Background
Allergic rhinitis (AR) affects almost one in every ten Americans. Many of them rely on mobile applications to make informed decisions about potential exposure to outdoor allergens. Such applications deliver value to the customer by aiding their assessment of exposure risk and thus reducing their overall symptom burden, while also serving as an avenue for manufacturers of anti-allergic preparations to learn more about their target customer demographic, in particular their experience with AR.
Our client, a Fortune 50 healthcare conglomerate, offers an application to provide predictions about symptom severity, and wanted to improve its predictive model.
There were three key challenges involved in enabling the application to deliver more value for users. First, the metric for measuring predictive accuracy was inadequate, as it failed to reflect relative class imbalances — where the classes are not approximately evenly distributed, such as in this case — and the ordering of symptom severity. Second, improving predictive accuracy would require adding and preparing new input variables.

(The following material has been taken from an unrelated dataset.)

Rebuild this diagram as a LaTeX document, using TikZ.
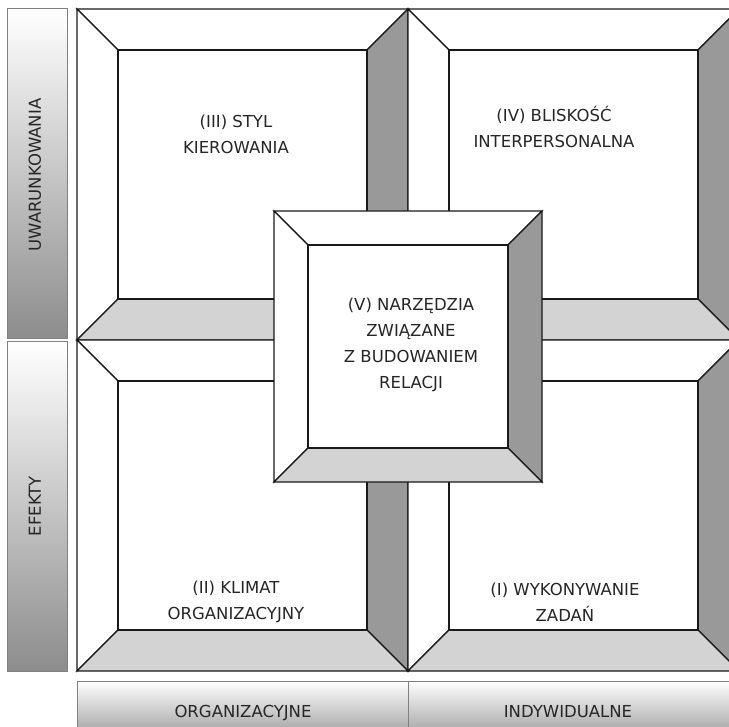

And third, there was no documentation or in-house expertise available for the legacy model at the client, which meant that Starschema would have to first reverse-engineer the model, then improve it by using more effective, cutting-edge predictive algorithms.
Updating the data sources entailed two main tasks. The first involved making better use of existing sources. The team found that, by joining together strongly correlated symptoms, they could reduce statistical noise and decrease the model’s complexity to improve its overall robustness. They also expanded the range of inputs – which had previously comprised only key symptoms and pollen counts – with weather and patient treatment information to give the application a more comprehensive foundation for predictions.
In addition, identifying typical co-occurring symptoms made it possible to identify whether the symptoms that the user is experiencing are typically allergic, atypical or mixed regime. This way, the application can provide higher-quality feedback while requiring less manual input from the user.
The most important step involved feature engineering, which allows the model to derive secondary variables from a feature variable. For the purposes of the client’s application, this meant an increase in predictive accuracy, as it enabled the model to consider trends in addition to point data as temporal information. Dimensionality reduction and feature selection helped further improve predictive accuracy by simplifying the model.
The Starschema team then rebuilt, from scratch, the underlying machine learning model based on a Gradient Boosting Regressor algorithm and changed the programming language form Java to Python.
The project also paved the way for future developments that will increase the application’s value. Users will benefit from further improvement in predictive accuracy thanks to the addition of air quality data, while the introduction of sales data will enable the indexing of the start of allergy season to help the client find out how it impacts the sales of allergy symptom relief products.